Hyundai Motor Group said Wednesday it has set up a new research and development division in its push for software-defined vehicles by combining several teams across the auto giant's affiliates.

The Advanced Vehicle Platform Division integrates three software development units -- its in-house SDV division and two separate teams at the carmaker’s research centers.

Other teams working on the next-generation automotive platform and software that used to be under the leadership of the carmaker’s chief technology officer will also join the new division.

The new division will be headed by Song Chang-hyeon, who has doubled as the head of the former SDV division and 42dot, Hyundai’s latest subsidiary specializing in mobility software.

Hyundai acquired 42dot, a startup founded by Song, for 427.6 billion won ($317.7 million) in 2022.

42dot was not part of the recent reshuffle, but it plans to work closely with the software branch as one team, according to a company official.

As for hardware, the existing division has been revamped to focus on commercial production and new car launches. Yang Hee-won will head the research and development division

Industry insiders say the recent shake-up centering on drastic changes to software development signals the carmaker’s commitment to accelerate the shift to SDVs.

“Hyundai needed to speed up the decision-making process and elevate operational efficiency overall when it comes to software development,” said an industry source close to the matter.

The source added there have been subtle pushbacks within the company on the latest reshuffle, given that it has largely been driven by hardware and machinery people.

“But given changing tides among carmakers, employees would have to accept the irreversible paradigm shift from hardware to software in future mobility.”

The group’s Executive Chair Chung Euisun is also keen on the software mobility business. In recent occasions, including last week’s CES in Las Vegas, he expressed concerns that the carmaker could fall behind rivals if it is not firmly ready for the heated software race.

Experts say the recent reshuffle also reaffirms Chung’s bold leadership to name a top executive outside the company like Song, who started his career in Naver.

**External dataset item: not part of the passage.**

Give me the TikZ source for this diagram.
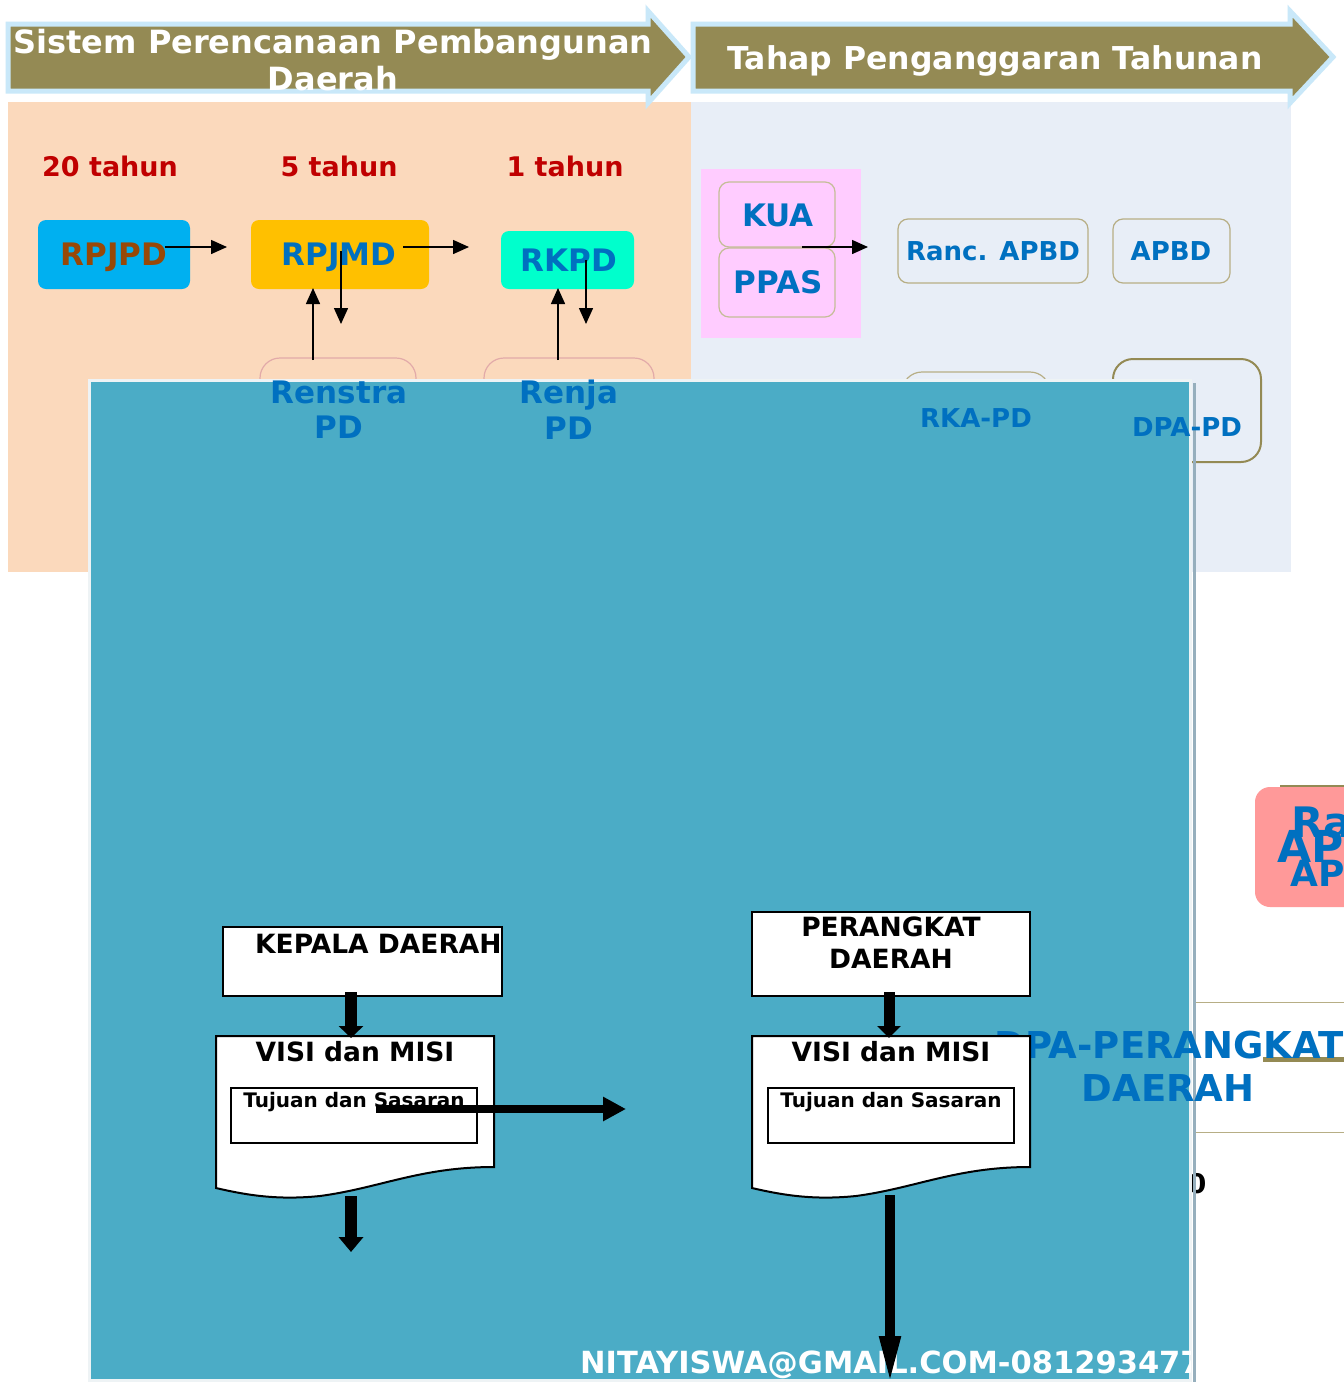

“Chung has always recognized the limitations of in-house personnel, especially when it comes to ushering in a profound business change,” said Kim Pil-su, a car engineering professor at Daelim University. “For carmakers, right now, the pinnacle of research and development is software. Those who fail to build algorithms powered by artificial intelligence will run out of business.”

Kim added Chung has given more power to Song, a software expert, to lead the way toward a mobility revolution -- far more drastic change than innovation.